Label Sheet - Aero 30
Philatelic Adhesive Sheet Slovakia 2011 - Technical Monuments – Historical Vehicles – Aero 30.
Author: acad. painter Marián Komáček
Print run: 1,700 pcs
Issue number: 091 NL 501/11
Release date: 01.07.2011
Specification
The Prague aviation factory Aero paradoxically entered the automotive industry at a time when many other – even renowned – car manufacturers were involuntarily leaving it due to the onset of the economic crisis.
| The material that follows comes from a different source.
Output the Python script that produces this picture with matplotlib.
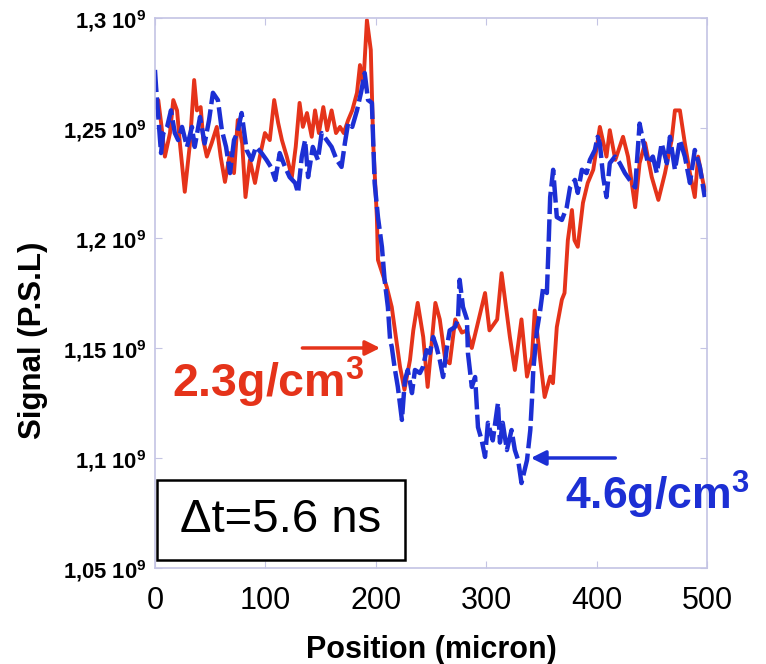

Seeking an alternative production program to overcome stagnation, the company's management decided to bet on the production of a small people's car ENKA by designer Břetislav Novotný, which had already been presented to the public under the Aero 500 brand at the Prague Motor Show in 1929.
The small, simple, charming, and thanks to its two-stroke engine, extremely dynamic little vehicle quickly gained not only public favor but also numerous racers and travelers (B. Turek, F. A. Elstner, B. Holas, R. Navara), who participated in many races and successful expeditions to the most remote corners of the globe. Although the two + one-seater car eventually matured into a 4-seater, the single-cylinder became a twin-cylinder, and the engine capacity increased to 662, 750, and finally 1,000 cm3, by the mid-1930s, it could no longer keep up with the demands of increasingly demanding customers.
It was at this time that the sportily styled Aero 30 type emerged, with a dynamically designed body featuring a characteristic long engine hood (hence the nickname Czech Jaguar), powered by a one-liter twin-cylinder two-stroke engine with 30 hp, transmitted to the front wheels. In 1936, a more powerful Aero 50 type appeared, equipped with a two-liter engine with 50 hp and in an attractive four-seater body. Both models were a grateful object for the specialized bodywork company Sodomka, which created several exceptionally successful luxury bodywork variations based on them.
Aero cars were popular in Slovakia for their simplicity, durability, and favorable price, and regularly appeared and won at sporting events such as the 1,000 Miles of Czechoslovakia between Prague and Bratislava in 1933 and 1934. Aero 30 and 50 won laurels in their categories at the 500 km of Slovakia in 1937 and 1938. Attempts to revive the automotive tradition at the Aero factory after the war failed in 1947; the swan song was the forced production of small Škoda 150 trucks. After its end, the national enterprise focused only on aviation production, transferred from Vysočany to Vodochody from 1953.
Today, Aero cars are popular collector's items among Slovak vintage car enthusiasts, who preserve these cars as part of our cultural, technical, and historical heritage for the future.